WHAT YOU HAVE TO DO: Starting with the first line of the data below, copy each line up to and including the one containing "(n=397)', '1000万円以上 (n=205)']". Pictures stay out.

■ ■ ■ ■ ■ ■ ■

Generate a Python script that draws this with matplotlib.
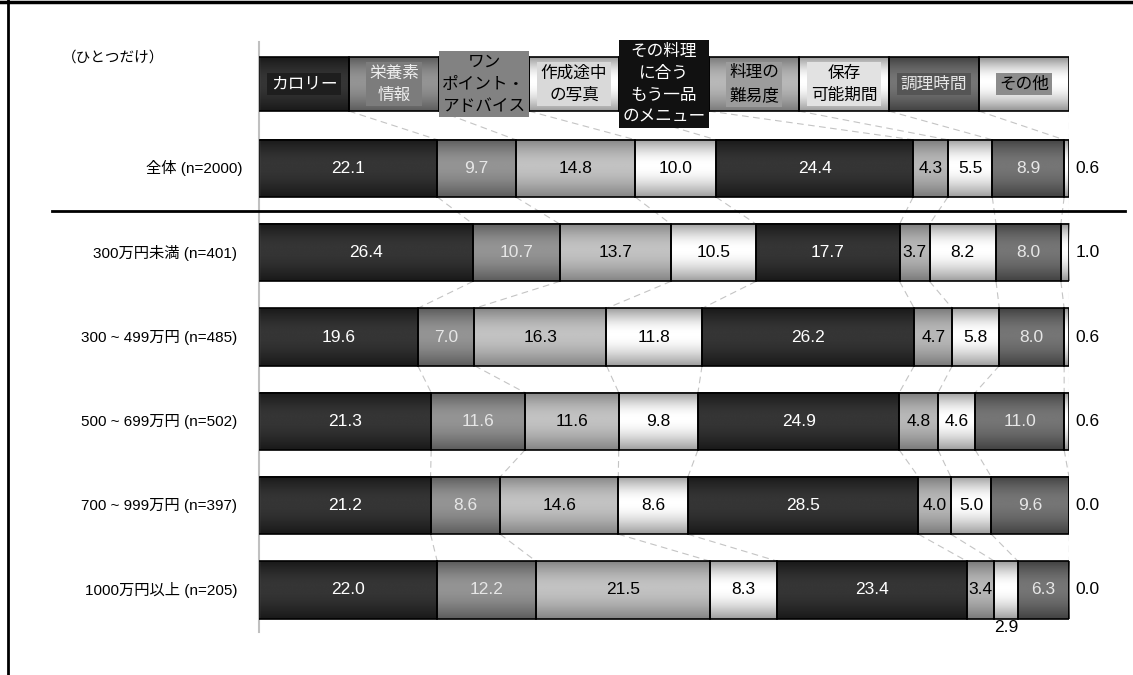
import numpy as np
import matplotlib.pyplot as plt
from matplotlib.lines import Line2D

plt.rcParams['font.family'] = ['Liberation Sans', 'Noto Sans CJK JP']

# 項目（凡例ヘッダー）
items = ['カロリー', '栄養素\n情報', 'ワン\nポイント・\nアドバイス', '作成途中\nの写真',
         'その料理\nに合う\nもう一品\nのメニュー', '料理の\n難易度', '保存\n可能期間',
         '調理時間', 'その他']

groups = ['全体 (n=2000)', '300万円未満 (n=401)', '300 ~ 499万円 (n=485)',
          '500 ~ 699万円 (n=502)', '700 ~ 999万円 (n=397)', '1000万円以上 (n=205)']

v_all = [22.1, 9.7, 14.8, 10.0, 24.4, 4.3, 5.5, 8.9, 0.6]
v_u300 = [26.4, 10.7, 13.7, 10.5, 17.7, 3.7, 8.2, 8.0, 1.0]
v_300 = [19.6, 7.0, 16.3, 11.8, 26.2, 4.7, 5.8, 8.0, 0.6]
v_500 = [21.3, 11.6, 11.6, 9.8, 24.9, 4.8, 4.6, 11.0, 0.6]
v_700 = [21.2, 8.6, 14.6, 8.6, 28.5, 4.0, 5.0, 9.6, 0.0]
v_1000 = [22.0, 12.2, 21.5, 8.3, 23.4, 3.4, 2.9, 6.3, 0.0]
rows = [v_all, v_u300, v_300, v_500, v_700, v_1000]

# 円柱風グラデーション（上下の濃さ, 中央の明るさ）
edge_gray = [0.10, 0.36, 0.52, 0.62, 0.10, 0.48, 0.62, 0.26, 0.58]
center_gray = [0.21, 0.58, 0.76, 1.00, 0.21, 0.72, 1.00, 0.46, 1.00]
num_colors = ['white', '#e6e6e6', 'black', 'black', 'white', 'black', 'black', '#e6e6e6', 'black']
tag_bg = ['#1e1e1e', '#7c7c7c', '#828282', '#d9d9d9', '#111111', '#9c9c9c', '#e2e2e2', '#555555', '#8c8c8c']
tag_fg = ['white', '#eeeeee', 'black', 'black', 'white', 'black', 'black', '#e6e6e6', 'black']

t = np.linspace(0, 1, 80)
peak = 0.45
shape = np.where(t < peak, np.sin(np.pi / 2 * t / peak),
                 np.cos(np.pi / 2 * (t - peak) / (1 - peak)))


def fill_gradient(ax, patch, k):
    x0, y0 = patch.get_x(), patch.get_y()
    w, h = patch.get_width(), patch.get_height()
    col = (edge_gray[k] + (center_gray[k] - edge_gray[k]) * shape)[:, None]
    ax.imshow(col, cmap='gray', vmin=0, vmax=1, aspect='auto', interpolation='bilinear',
              extent=(x0, x0 + w, y0 + h, y0), zorder=1)


fig = plt.figure(figsize=(11.33, 6.75), dpi=100)
ax = fig.add_axes([259 / 1133, 43 / 675, 810 / 1133, 590 / 675])

bar_h = 0.68
head_h = 0.64
n = len(items)

# ヘッダー
head_w = [100 / n] * n
head_left = np.concatenate([[0], np.cumsum(head_w)[:-1]])
head_bars = ax.barh([0] * n, head_w, left=head_left, height=head_h,
                    facecolor='none', edgecolor='black', lw=1.2, zorder=3)
for k, p in enumerate(head_bars):
    fill_gradient(ax, p, k)
    ax.text(p.get_x() + p.get_width() / 2, 0, items[k], ha='center', va='center',
            fontsize=12, color=tag_fg[k], linespacing=1.58, zorder=5,
            bbox=dict(boxstyle='square,pad=0.2', fc=tag_bg[k], ec='none'))

# 各層の帯グラフ
bounds = [np.cumsum(head_w)]
for i, vals in enumerate(rows):
    y = i + 1
    widths = np.array(vals) / sum(vals) * 100
    lefts = np.concatenate([[0], np.cumsum(widths)[:-1]])
    bounds.append(np.cumsum(widths))
    bars = ax.barh([y] * n, widths, left=lefts, height=bar_h,
                   facecolor='none', edgecolor='black', lw=1.2, zorder=3)
    for k, p in enumerate(bars):
        fill_gradient(ax, p, k)
        cx = p.get_x() + p.get_width() / 2
        label = f'{vals[k]:.1f}'
        if k == n - 1:
            ax.text(100.8, y, label, ha='left', va='center', fontsize=12.5, zorder=5)
        elif vals[k] < 3.0:
            ax.text(cx, y + 0.45, label, ha='center', va='center', fontsize=12.5, zorder=5)
        else:
            ax.text(cx, y, label, ha='center', va='center', fontsize=12.5,
                    color=num_colors[k], zorder=5)
    ax.text(-2.0 if i == 0 else -2.7, y, groups[i], ha='right', va='center', fontsize=11)

# 区切りの破線
for r in range(len(bounds) - 1):
    top = r + (head_h if r == 0 else bar_h) / 2
    bot = r + 1 - bar_h / 2
    for a, b in zip(bounds[r], bounds[r + 1]):
        ax.plot([a, b], [top, bot], color='#c4c4c4', lw=0.8, ls=(0, (6, 4)), zorder=0)

ax.axhline(1.5, xmin=-0.2556, xmax=1.069, color='black', lw=2, clip_on=False, zorder=4)

ax.text(-24.3, -0.32, '（ひとつだけ）', ha='left', va='center', fontsize=10.5)

ax.set_xlim(0, 100)
ax.set_ylim(6.5, -0.5)
ax.set_xticks([])
ax.set_yticks([])
for side in ['top', 'right', 'bottom']:
    ax.spines[side].set_visible(False)
ax.spines['left'].set_color('#c0c0c0')
ax.spines['left'].set_linewidth(1.5)

# 外枠（左と上）
fig.add_artist(Line2D([8 / 1133, 8 / 1133], [0, 1], color='black', lw=2))
fig.add_artist(Line2D([0, 1], [1 - 2 / 675, 1 - 2 / 675], color='black', lw=2.5))

fig.savefig('out.png', dpi=100)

■ ■ ■ ■ ■ ■ ■

ANSWER IN FULL:
Generate a Python script that draws this with matplotlib.
import numpy as np
import matplotlib.pyplot as plt
from matplotlib.lines import Line2D

plt.rcParams['font.family'] = ['Liberation Sans', 'Noto Sans CJK JP']

# 項目（凡例ヘッダー）
items = ['カロリー', '栄養素\n情報', 'ワン\nポイント・\nアドバイス', '作成途中\nの写真',
         'その料理\nに合う\nもう一品\nのメニュー', '料理の\n難易度', '保存\n可能期間',
         '調理時間', 'その他']

groups = ['全体 (n=2000)', '300万円未満 (n=401)', '300 ~ 499万円 (n=485)',
          '500 ~ 699万円 (n=502)', '700 ~ 999万円 (n=397)', '1000万円以上 (n=205)']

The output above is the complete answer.